There is nothing going on in the barracks this morning which interests me, save perhaps a court-martial, at which I am told that my absence will be very precious. So I stroll off in the soft sunlight through the great gateway, where a sentry holds constant ward and watch, just for appearance sake, I imagine, as it cannot be to keep the boys in or strangers out, for just at yonder corner is a breach in the wall unguarded where any one may come and go at pleasure, and I doubt not many of the boys do go and for pleasure, though there can be little amusement in the sad town which clusters between the barracks and castle. Of young men it seems to hold none, and there are not many children, so that when these few old people pass onward and enter for eternity yonder churchyard, old Buttevant will wither away altogether. Many kindly faces come to the doors to watch me, knowing that I am an American, and their eyes have a questioning look as though to ask for some dear one in the land beyond the sea.

The place is indeed very old and every now and then as I pass through the streets I come across some vestige of its past greatness and a mile beyond its limits reach the ruins of Ballybeg Abbey, in a smiling meadow down by the river Awbeg. Something of a stately structure in its palmy days, there is little of that left now, but on the whole it is all rather sociable. The river is of that sort, and having loitered downward under its trees and through its grasses murmurs confidential bits of gossip about the castle yonder upon its banks. Yellow buttercups push their heads upward through the turf which climbs to the old grey walls of the abbey, and in the abbot's doorway the white face of a ruminating cow is silhouetted against the inner darkness. "They also serve who only stand and wait," must have been written of Ballybeg and its kind, for it has left no trace upon the pages of history. Yet withal, as I have stated, it's a sociable old place and I spend some time in its company, seated on the parapet of a neighbouring stone bridge where 'tis said the fairies dance when the moon is full.

I expected much from the name—Ballybeg—why I can scarcely tell but I cannot say that I am disappointed, though such stately structures as Fountaine and Tintern in Wales would scarce consider Ballybeg to be exactly "in their set."

Wandering up the banks of the Awbeg, I pass beyond the castle. We had tea there last season and a medieval castle which can descend to having afternoon tea served within its walls is not worthy of description. It is owned by an irascible old lady who occupies one part and rents out the other and who generally keeps such a strict eye upon her tenants that it results in driving them out. When we visited it the tenants were an officer and his wife, and just that shortly happened, so that on my second visit to Buttevant, the castle stares at me with vacant eyes of windows, and I pass onward up the river to the centre of the town, where the ruins of its Franciscan abbey raise their arches and columns and guard the dead of long ago, and those who come in this later day to sleep beneath its shadows.

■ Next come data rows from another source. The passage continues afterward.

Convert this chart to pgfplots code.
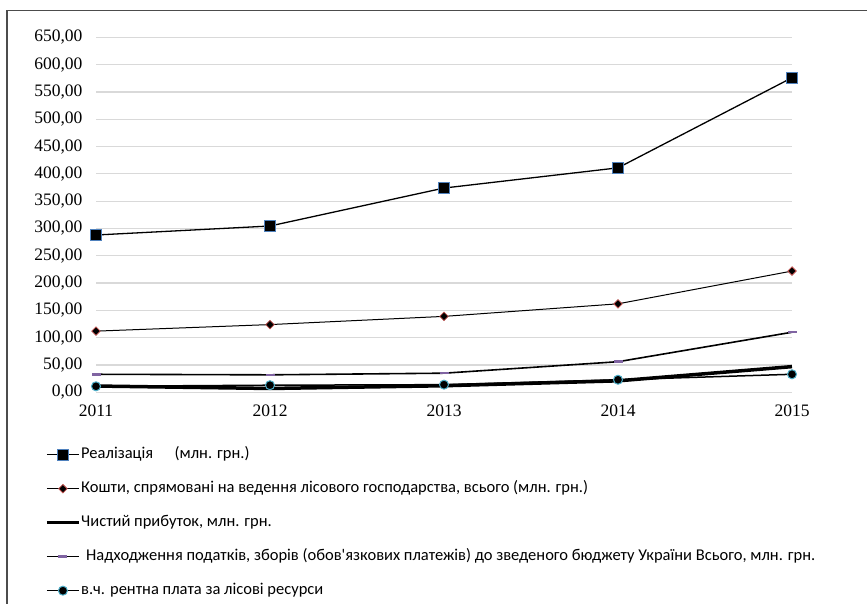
\documentclass[border=0pt]{standalone}
\usepackage{fontspec}
\setmainfont{Liberation Serif}
\newfontfamily\legfont{Carlito}
\usepackage{pgfplots}
\pgfplotsset{compat=1.18}
\definecolor{gridc}{HTML}{D9D9D9}
\definecolor{sqblue}{HTML}{4F81BD}
\definecolor{dmred}{HTML}{C0504D}
\definecolor{dshpurple}{HTML}{8064A2}
\definecolor{circcyan}{HTML}{4BACC6}
\begin{document}
\begin{tikzpicture}[x=1pt,y=1pt]
\useasboundingbox (0,0) rectangle (867,603);
\draw[color=black!70, line width=1.3pt] (7,-10) -- (7,592.3) -- (880,592.3);
\begin{axis}[
  at={(96pt,210.7pt)}, anchor=south west,
  scale only axis, width=696pt, height=355pt,
  xmin=2011, xmax=2015, ymin=0, ymax=650,
  xtick={2011,2012,2013,2014,2015},
  xticklabels={2011,2012,2013,2014,2015},
  ytick={0,50,...,650},
  axis line style={draw=none},
  major tick length=0pt,
  ymajorgrids, grid style={gridc, line width=1.2pt},
  tick label style={font=\fontsize{17.5}{20}\selectfont},
  xticklabel style={yshift=-9pt},
  yticklabel style={xshift=-10pt, /pgf/number format/.cd, fixed, fixed zerofill, precision=2, use comma, assume math mode=true},
  clip=false,
  legend cell align=left,
  legend image code/.code={\draw[mark repeat=2,mark phase=2,#1] plot coordinates {(0pt,0pt) (16pt,0pt) (32pt,0pt)};},
  legend style={at={(-0.0733,-0.154)}, anchor=north west, draw=none, fill=none, inner sep=0pt,
    font=\legfont\fontsize{16.5}{19}\selectfont, row sep=19pt,
    nodes={inner xsep=0.5pt, inner ysep=0pt, text height=11pt, text depth=4pt}},
]
\addplot[black, line width=1.3pt, mark=square*, mark size=5.5pt, mark options={draw=sqblue, fill=black, line width=1pt}]
  coordinates {(2011,288) (2012,304.5) (2013,374) (2014,411) (2015,576)};
\addlegendentry{Реалізація\hspace{1.3em}(млн. грн.)}
\addplot[black, line width=1pt, mark=square*, mark size=3pt, mark options={rotate=45, draw=dmred, fill=black, line width=0.8pt}]
  coordinates {(2011,112) (2012,124) (2013,139) (2014,162) (2015,222)};
\addlegendentry{Кошти, спрямовані на ведення лісового господарства, всього (млн. грн.)}
\addplot[black, line width=3.5pt]
  coordinates {(2011,11.5) (2012,7) (2013,12) (2014,21) (2015,47)};
\addlegendentry{Чистий прибуток, млн. грн.}
\addplot[black, line width=1.6pt, mark=-, mark size=4.5pt, mark options={draw=dshpurple, line width=2.5pt}]
  coordinates {(2011,33) (2012,32) (2013,35) (2014,56) (2015,110)};
\addlegendentry{\hspace{0.3em}Надходження податків, зборів (обов'язкових платежів) до зведеного бюджету України Всього, млн. грн.}
\addplot[black, line width=1.5pt, mark=*, mark size=4.5pt, mark options={draw=circcyan, fill=black, line width=1pt}]
  coordinates {(2011,11) (2012,13) (2013,14) (2014,23) (2015,33)};
\addlegendentry{в.ч. рентна плата за лісові ресурси}
\end{axis}
\end{tikzpicture}
\end{document}
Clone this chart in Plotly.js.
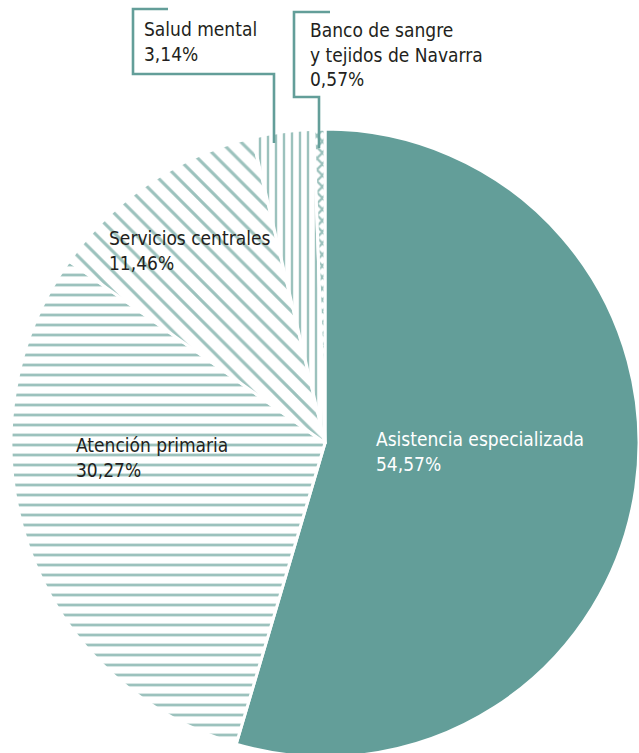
<!DOCTYPE html>
<html>
<head>
<meta charset="utf-8">
<script src="https://cdn.plot.ly/plotly-3.0.1.min.js"></script>
<style>
html,body{margin:0;padding:0;overflow:hidden;background:#fff;}
#chart{width:639px;height:760px;}
</style>
</head>
<body>
<div id="chart"></div>
<script>
// ---- data ----
const categories = ['Asistencia especializada', 'Atención primaria', 'Servicios centrales', 'Salud mental', 'Banco de sangre y tejidos de Navarra'];
const values = [54.57, 30.27, 11.46, 3.14, 0.57];
const labelLines = [
  ['Asistencia especializada'],
  ['Atención primaria'],
  ['Servicios centrales'],
  ['Salud mental'],
  ['Banco de sangre', 'y tejidos de Navarra']
];

// ---- styling ----
const W = 639, H = 760;
const TEAL = '#639e99';
const LIGHT = '#9cc2bd';
const FONT = 'DejaVu Sans Condensed, Liberation Sans Narrow, Roboto, sans-serif';
const FS = 19;
// label placement (pixel: left x, block centre y, colour)
const labelPos = [
  {x: 375, y: 452, color: '#ffffff'},
  {x: 75,  y: 457, color: '#231f20'},
  {x: 108, y: 250, color: '#231f20'},
  {x: 143, y: 41, color: '#231f20'},
  {x: 309, y: 54.5, color: '#231f20'}
];

const fmt = v => v.toFixed(2).replace('.', ',') + '%';
const px = x => x / W;
const py = y => 1 - y / H;

const annotations = categories.map((c, i) => {
  const lines = labelLines[i].concat([fmt(values[i])]);
  const p = labelPos[i];
  return {
    text: lines.join('<br>'), showarrow: false, xref: 'paper', yref: 'paper',
    x: px(p.x), y: py(p.y), xanchor: 'left', yanchor: 'middle',
    align: 'left', borderpad: 0,
    font: {family: FONT, size: FS, color: p.color}
  };
});

function pathPx(pts) {
  return pts.map((p, i) => (i ? 'L' : 'M') + px(p[0]).toFixed(5) + ',' + py(p[1]).toFixed(5)).join(' ');
}
const leaderStyle = {color: TEAL, width: 2.6};
const shapes = [
  {type: 'path', xref: 'paper', yref: 'paper', line: leaderStyle,
   path: pathPx([[168, 9], [133, 9], [133, 74], [274, 74], [274, 143]])},
  {type: 'path', xref: 'paper', yref: 'paper', line: leaderStyle,
   path: pathPx([[330, 12], [294, 12], [294, 97], [319, 97], [319, 148]])}
];

const trace = {
  type: 'pie',
  labels: categories,
  values: values,
  sort: false,
  direction: 'clockwise',
  rotation: 0,
  textinfo: 'none',
  hoverinfo: 'none',
  domain: {x: [11 / W, 1], y: [3 / H, 631 / H]},
  marker: {
    colors: [TEAL, '#ffffff', '#ffffff', '#ffffff', '#ffffff'],
    line: {color: '#ffffff', width: 3},
    pattern: {
      shape: ['', '-', '\\', '|', 'x'],
      fgcolor: LIGHT,
      bgcolor: '#ffffff',
      size: [10, 10, 14, 8, 8],
      solidity: [0.3, 0.28, 0.22, 0.3, 0.5],
      fillmode: 'replace'
    }
  }
};

Plotly.newPlot('chart', [trace], {
  width: W, height: H,
  margin: {l: 0, r: 0, t: 0, b: 0},
  showlegend: false,
  paper_bgcolor: '#ffffff',
  annotations: annotations,
  shapes: shapes
}, {staticPlot: true});
</script>
</body>
</html>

If you enter its crypt, you will stand amazed at the vast quantity of human bones piled pell-mell there. Some say that they are but the natural accumulation of departing humanity and others that they all came from the neighbouring battlefield of Knockninoss,—others believe that when in the flesh they all lived yonder in old Ballybeg.

Be that as it may, they are here now, quietly awaiting that day of days, which shall summon them forth once more, and as I stand in the darkness with my foot on a skull, which might have enclosed the brains of an Irish king, downward through a broken casement comes the sound of a voice and the words "I am the resurrection and the life, he that believeth in me, though he were dead, yet shall he live," and I roll the skull gently back into denser shadows, wondering, wondering, and then, as we all must do, ceasing to wonder, and just continuing to—trust.

Passing upward into the sunshine and forward amidst the long grasses which cover the humbler dead, I find that one more has but now joined this silent company, and those who brought her here are slowly leaving the churchyard. Poor people, all of them,—there does not appear to be any others in this town of Buttevant,—but death seems to hold no terrors for any one of these and many sit round on the tombstones and do not hesitate to discuss the qualities, good and bad, of those asleep beneath them and to admire the inscriptions. Here is one quaint enough surely:

"Here lies Pat Steele—that's very true;
Who was he? What was he? What's that to you?"